GIVEN INSTRUCTION →
Copy out all lines in the data below containing the string "React".

MATERIAL →
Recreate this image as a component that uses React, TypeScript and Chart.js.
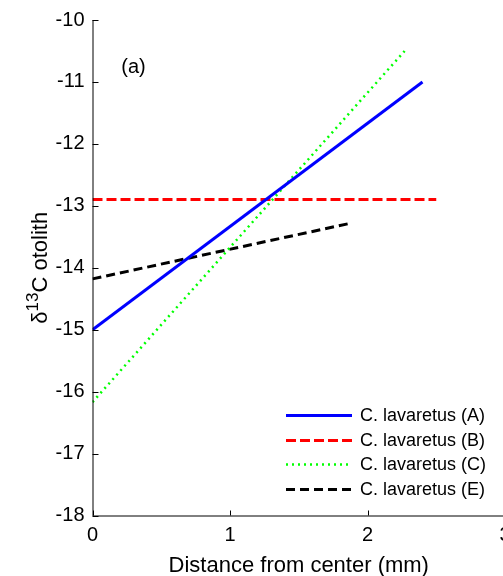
import React, { useEffect, useRef } from "react";
import { Chart, registerables } from "chart.js";

Chart.register(...registerables);

// ---- data ----
const seriesLabels = ["C. lavaretus (A)", "C. lavaretus (B)", "C. lavaretus (C)", "C. lavaretus (E)"];
const distA = [0, 2.4];
const valA = [-15, -11];
const distB = [0, 2.5];
const valB = [-12.9, -12.9];
const distC = [0, 2.27];
const valC = [-16.17, -10.5];
const distE = [0, 1.88];
const valE = [-14.18, -13.28];
const xTicks = [0, 1, 2, 3];
const yTicks = [-18, -17, -16, -15, -14, -13, -12, -11, -10];
const xTitle = "Distance from center (mm)";
const panelTag = "(a)";

const FONT = "'Liberation Sans', Arial, Helvetica, sans-serif";

const toPts = (xs: number[], ys: number[]) => xs.map((x, i) => ({ x, y: ys[i] }));

const decorPlugin = {
  id: "decor",
  afterDraw(chart: any) {
    const { ctx, chartArea, scales } = chart;
    const xs = scales.x;
    const ys = scales.y;
    const L = chartArea.left;
    const B = chartArea.bottom;
    ctx.save();
    // axes
    ctx.strokeStyle = "#000";
    ctx.lineWidth = 1;
    ctx.setLineDash([]);
    ctx.beginPath();
    ctx.moveTo(L + 0.5, chartArea.top);
    ctx.lineTo(L + 0.5, B + 0.5);
    ctx.lineTo(chartArea.right + 20, B + 0.5);
    ctx.stroke();
    // inward ticks
    ctx.beginPath();
    yTicks.forEach((v) => {
      const py = Math.round(ys.getPixelForValue(v)) + 0.5;
      ctx.moveTo(L, py);
      ctx.lineTo(L + 6, py);
    });
    xTicks.forEach((v) => {
      const px = Math.round(xs.getPixelForValue(v)) + 0.5;
      ctx.moveTo(px, B);
      ctx.lineTo(px, B - 5);
    });
    ctx.stroke();

    // x title
    ctx.fillStyle = "#000";
    ctx.font = `22px ${FONT}`;
    ctx.textAlign = "center";
    ctx.textBaseline = "alphabetic";
    ctx.fillText(xTitle, (chartArea.left + chartArea.right) / 2, 572);

    // y title with superscript
    const mainF = `22px ${FONT}`;
    const supF = `17px ${FONT}`;
    const segs = [
      { t: "\u03b4", f: mainF, up: 0 },
      { t: "13", f: supF, up: 9 },
      { t: "C otolith", f: mainF, up: 0 },
    ];
    let total = 0;
    segs.forEach((s) => {
      ctx.font = s.f;
      total += ctx.measureText(s.t).width;
    });
    ctx.save();
    ctx.translate(47, (chartArea.top + chartArea.bottom) / 2);
    ctx.rotate(-Math.PI / 2);
    ctx.textAlign = "left";
    let cx = -total / 2;
    segs.forEach((s) => {
      ctx.font = s.f;
      ctx.fillText(s.t, cx, -s.up);
      cx += ctx.measureText(s.t).width;
    });
    ctx.restore();

    // panel tag
    ctx.font = `20px ${FONT}`;
    ctx.textAlign = "center";
    ctx.textBaseline = "middle";
    ctx.fillText(panelTag, L + 41, 67);

    // legend
    const rowY0 = B - 100.5;
    const gap = 24.5;
    const lx0 = chartArea.right - 219;
    const lx1 = chartArea.right - 153;
    chart.data.datasets.forEach((ds: any, i: number) => {
      const y = Math.round(rowY0 + i * gap) + 0.5;
      ctx.strokeStyle = ds.borderColor;
      ctx.lineWidth = ds.borderWidth;
      ctx.setLineDash(ds.borderDash || []);
      ctx.lineCap = "butt";
      ctx.beginPath();
      ctx.moveTo(lx0, y);
      ctx.lineTo(lx1, y);
      ctx.stroke();
      ctx.setLineDash([]);
      ctx.fillStyle = "#000";
      ctx.font = `18px ${FONT}`;
      ctx.textAlign = "left";
      ctx.textBaseline = "middle";
      ctx.fillText(ds.label, lx1 + 8, y + 1);
    });
    ctx.restore();
  },
};

export default function App() {
  const ref = useRef<HTMLCanvasElement | null>(null);
  useEffect(() => {
    if (!ref.current) return;
    const chart = new Chart(ref.current, {
      type: "line",
      data: {
        datasets: [
          { label: seriesLabels[0], data: toPts(distA, valA), borderColor: "#0000ff", borderWidth: 3, pointRadius: 0, borderDash: [] },
          { label: seriesLabels[1], data: toPts(distB, valB), borderColor: "#ff0000", borderWidth: 3, pointRadius: 0, borderDash: [10, 4] },
          { label: seriesLabels[2], data: toPts(distC, valC), borderColor: "#00ff00", borderWidth: 2.5, pointRadius: 0, borderDash: [2, 4] },
          { label: seriesLabels[3], data: toPts(distE, valE), borderColor: "#000000", borderWidth: 3, pointRadius: 0, borderDash: [9, 5] },
        ] as any,
      },
      options: {
        responsive: false,
        animation: false,
        layout: { padding: { left: 0, top: 14, right: 15, bottom: 0 } },
        plugins: { legend: { display: false }, tooltip: { enabled: false } },
        scales: {
          x: {
            type: "linear",
            min: 0,
            max: 3,
            afterBuildTicks: (s: any) => { s.ticks = xTicks.map((v) => ({ value: v })); },
            afterFit: (s: any) => { s.height = 60.5; },
            grid: { display: false, drawTicks: false },
            border: { display: false },
            ticks: { padding: 8, color: "#000", font: { family: FONT, size: 20 }, maxRotation: 0 },
          },
          y: {
            type: "linear",
            min: -18,
            max: -10,
            afterBuildTicks: (s: any) => { s.ticks = yTicks.map((v) => ({ value: v })); },
            afterFit: (s: any) => { s.width = 92.5; },
            grid: { display: false, drawTicks: false },
            border: { display: false },
            ticks: { padding: 8, color: "#000", font: { family: FONT, size: 20 } },
          },
        },
      },
      plugins: [decorPlugin],
    } as any);
    return () => chart.destroy();
  }, []);
  return (
    <div style={{ position: "fixed", left: 0, top: 0, width: 503, height: 576, overflow: "hidden", background: "#fff" }}>
      <canvas ref={ref} width={520} height={576} style={{ width: 520, height: 576, display: "block" }} />
    </div>
  );
}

EXERCISE RESPONSE →
Recreate this image as a component that uses React, TypeScript and Chart.js.
import React, { useEffect, useRef } from "react";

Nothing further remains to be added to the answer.